The elephant in the room is, of course, desalination and the drawing from a seemingly limitless source — the Pacific Ocean. Even Carlsbad’s desalination plant, though a success on many levels, presents ample legitimate environmental concerns, namely the issue of brine disposal. It also required heavy upfront investment and the water it produces costs at least double compared with other sources. 

“That’s exactly why we have so few [desalination plants],” Nahai said. “Water is a very local issue. It’s a global crisis, but solutions have to be found locally. I firmly believe Israel had no choice but to turn to the Mediterranean, and it has done so with enormous success. But Israel did that only after achieving very enviable rates of conversation, after recycling 90 percent of wastewater and exhausting many other avenues. We in Los Angeles haven’t exhausted those avenues. We can do better with conservation, wastewater recycling, aquifer reclamation, storm water recapture and various steps I’ve outlined throughout my career. We haven’t yet fully explored them.” 

But Nahai won’t rule out desalination as the eventual answer to California’s water problems. 

“It may be that, in the future, we’ll have no choice but to exploit the Pacific, as Israel was left no choice but to turn to the Mediterranean. But that day, for us in Los Angeles, is not today.”

In “Sustainable Nation,” Israeli startup Phytech is shown making inroads with its products that conduct direct plant sensing — enabling farmers to improve decision-making, optimize production and reduce risk. 

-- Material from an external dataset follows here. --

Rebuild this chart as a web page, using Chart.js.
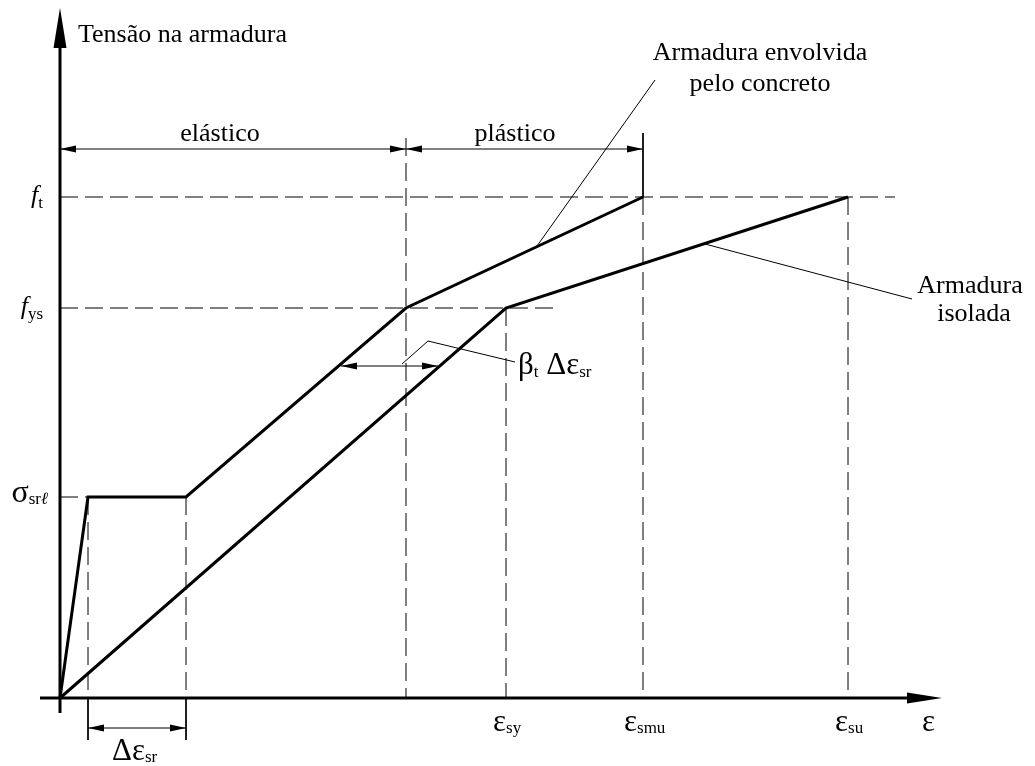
<!DOCTYPE html>
<html>
<head>
<meta charset="utf-8">
<script src="https://cdn.jsdelivr.net/npm/chart.js@4.4.0/dist/chart.umd.min.js"></script>
<style>
  body { margin: 0; background: #fff; }
  canvas { display: block; }
</style>
</head>
<body>
<canvas id="diagram" width="1035" height="766"></canvas>
<script>
// strain positions along the ε axis (diagram units)
const epsCrack = [28, 126];      // start / end of the σsrℓ plateau (Δεsr)
const epsYieldEmb = 346;         // yield of the embedded bar
const epsSy = 446;
const epsSmu = 583;
const epsSu = 788;

// stress levels
const sigmaSrl = 201;
const fys = 390;
const ft = 501;

// the two curves
const embeddedX = [0, epsCrack[0], epsCrack[1], epsYieldEmb, epsSmu];
const embeddedY = [0, sigmaSrl, sigmaSrl, fys, ft];
const isolatedX = [0, epsSy, epsSu];
const isolatedY = [0, fys, ft];

const dash = [18, 7];
const FONT = '"Liberation Serif", "Times New Roman", serif';

function pts(xs, ys) {
  return xs.map((v, i) => ({ x: v, y: ys[i] }));
}

function seg(data, width, dashed) {
  return {
    data: data,
    showLine: true,
    pointRadius: 0,
    borderColor: '#000',
    borderWidth: width,
    borderDash: dashed ? dash : [],
    borderJoinStyle: 'miter',
    borderCapStyle: 'butt',
    fill: false,
    clip: false
  };
}

const datasets = [
  seg(pts(embeddedX, embeddedY), 3),
  seg(pts(isolatedX, isolatedY), 3),
  // axes
  seg([{ x: 0, y: -15 }, { x: 0, y: 655 }], 3),
  seg([{ x: -20, y: 0 }, { x: 850, y: 0 }], 3),
  // horizontal reference lines
  seg([{ x: 0, y: ft }, { x: 835, y: ft }], 1, true),
  seg([{ x: 0, y: fys }, { x: 493, y: fys }], 1, true),
  seg([{ x: 0, y: sigmaSrl }, { x: epsCrack[0], y: sigmaSrl }], 1, true),
  // vertical reference lines
  seg([{ x: epsCrack[0], y: sigmaSrl }, { x: epsCrack[0], y: 0 }], 1, true),
  seg([{ x: epsCrack[1], y: sigmaSrl }, { x: epsCrack[1], y: 0 }], 1, true),
  seg([{ x: epsYieldEmb, y: 560 }, { x: epsYieldEmb, y: 0 }], 1, true),
  seg([{ x: epsSy, y: fys }, { x: epsSy, y: 0 }], 1, true),
  seg([{ x: epsSmu, y: ft }, { x: epsSmu, y: 0 }], 1, true),
  seg([{ x: epsSu, y: ft }, { x: epsSu, y: 0 }], 1, true),
  seg([{ x: epsSmu, y: 565 }, { x: epsSmu, y: ft }], 1),
  // extension lines for Δεsr
  seg([{ x: epsCrack[0], y: 0 }, { x: epsCrack[0], y: -42 }], 1),
  seg([{ x: epsCrack[1], y: 0 }, { x: epsCrack[1], y: -42 }], 1),
  // dimension lines
  seg([{ x: 0, y: 549 }, { x: epsYieldEmb, y: 549 }], 1),
  seg([{ x: epsYieldEmb, y: 549 }, { x: epsSmu, y: 549 }], 1),
  seg([{ x: epsCrack[0], y: -30 }, { x: epsCrack[1], y: -30 }], 1),
  seg([{ x: 281, y: 332 }, { x: 378, y: 332 }], 1),
  // leader lines
  seg([{ x: 477, y: 452 }, { x: 595, y: 618 }], 1),
  seg([{ x: 645, y: 454 }, { x: 852, y: 399 }], 1),
  seg([{ x: 342, y: 334 }, { x: 368, y: 357 }, { x: 455, y: 336 }], 1)
];

// arrowhead: tip at (x, y) in data units, dir = 'l' | 'r' | 'u'
function arrowHead(ctx, sx, sy, x, y, dir, len, half) {
  const px = sx.getPixelForValue(x);
  const py = sy.getPixelForValue(y);
  ctx.beginPath();
  if (dir === 'r') {
    ctx.moveTo(px, py); ctx.lineTo(px - len, py - half); ctx.lineTo(px - len, py + half);
  } else if (dir === 'l') {
    ctx.moveTo(px, py); ctx.lineTo(px + len, py - half); ctx.lineTo(px + len, py + half);
  } else {
    ctx.moveTo(px, py); ctx.lineTo(px - half, py + len); ctx.lineTo(px + half, py + len);
  }
  ctx.closePath();
  ctx.fill();
}

// text made of parts [text, font, dy]
function richText(ctx, px, py, parts, align) {
  let w = 0;
  parts.forEach(p => { ctx.font = p[1]; w += ctx.measureText(p[0]).width; });
  let cx = align === 'right' ? px - w : align === 'center' ? px - w / 2 : px;
  ctx.textAlign = 'left';
  ctx.textBaseline = 'alphabetic';
  parts.forEach(p => {
    ctx.font = p[1];
    ctx.fillText(p[0], cx, py + (p[2] || 0));
    cx += ctx.measureText(p[0]).width;
  });
}

const big = '26px ' + FONT;
const sub = '17px ' + FONT;
const greek = '31px ' + FONT;

const annotations = {
  id: 'annotations',
  afterDatasetsDraw(chart) {
    const ctx = chart.ctx;
    const sx = chart.scales.x, sy = chart.scales.y;
    const X = v => sx.getPixelForValue(v);
    const Y = v => sy.getPixelForValue(v);
    ctx.save();
    ctx.fillStyle = '#000';

    // axis arrows
    arrowHead(ctx, sx, sy, 0, 690, 'u', 40, 6.5);
    arrowHead(ctx, sx, sy, 882, 0, 'r', 35, 5.5);

    // dimension arrows
    arrowHead(ctx, sx, sy, 0, 549, 'l', 16, 3.5);
    arrowHead(ctx, sx, sy, epsYieldEmb, 549, 'r', 16, 3.5);
    arrowHead(ctx, sx, sy, epsYieldEmb, 549, 'l', 16, 3.5);
    arrowHead(ctx, sx, sy, epsSmu, 549, 'r', 16, 3.5);
    arrowHead(ctx, sx, sy, epsCrack[0], -30, 'l', 16, 3.5);
    arrowHead(ctx, sx, sy, epsCrack[1], -30, 'r', 16, 3.5);
    arrowHead(ctx, sx, sy, 281, 332, 'l', 16, 3.5);
    arrowHead(ctx, sx, sy, 378, 332, 'r', 16, 3.5);

    // plain texts
    richText(ctx, X(18), Y(656), [['Tensão na armadura', big]], 'left');
    richText(ctx, X(700), Y(638), [['Armadura envolvida', big]], 'center');
    richText(ctx, X(700), Y(607), [['pelo concreto', big]], 'center');
    richText(ctx, X(160), Y(557), [['elástico', big]], 'center');
    richText(ctx, X(455), Y(557), [['plástico', big]], 'center');
    richText(ctx, X(910), Y(405), [['Armadura', big]], 'center');
    richText(ctx, X(914), Y(377), [['isolada', big]], 'center');

    // stress labels
    richText(ctx, X(-17), Y(ft) + 6, [['f', 'italic ' + big], ['t', sub, 5]], 'right');
    richText(ctx, X(-17), Y(fys) + 6, [['f', 'italic ' + big], ['ys', sub, 5]], 'right');
    richText(ctx, X(-12), Y(sigmaSrl) + 5, [['σ', '32px ' + FONT], ['sr', sub, 2], ['ℓ', 'italic ' + sub, 2]], 'right');

    // β label
    richText(ctx, X(458), Y(324), [['β', greek], ['t', sub, 3], [' Δε', greek], ['sr', sub, 3]], 'left');

    // strain labels
    const yEps = Y(0) + 33;
    richText(ctx, X(epsSy) - 13, yEps, [['ε', greek], ['sy', sub, 2]], 'left');
    richText(ctx, X(epsSmu) - 19, yEps, [['ε', greek], ['smu', sub, 2]], 'left');
    richText(ctx, X(epsSu) - 13, yEps, [['ε', greek], ['su', sub, 2]], 'left');
    richText(ctx, X(862), yEps, [['ε', greek]], 'left');
    richText(ctx, X(52), Y(0) + 62, [['Δε', greek], ['sr', sub, 2]], 'left');

    ctx.restore();
  }
};

new Chart(document.getElementById('diagram').getContext('2d'), {
  type: 'scatter',
  data: { datasets: datasets },
  options: {
    responsive: false,
    animation: false,
    events: [],
    layout: { padding: 0 },
    plugins: { legend: { display: false }, tooltip: { enabled: false } },
    scales: {
      x: { type: 'linear', min: -60, max: 975, display: false },
      y: { type: 'linear', min: -68, max: 698, display: false }
    }
  },
  plugins: [annotations]
});
</script>
</body>
</html>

Until that day comes, Smith said he’s hopeful Israeli tech will continue to find its way into his home state. 

“As a Californian and Israeli, it feels like the perfect match. It’s also good diplomacy. It definitely tickles my Zionist funny bone to see Israeli tech making its way there, helping solve the California water crisis.”

Smith did offer a tongue-in-cheek downside to Israeli assistance.

“It will mean more Israelis moving there to work in the water sector,” he said, laughing. “Californians should be ready for that.”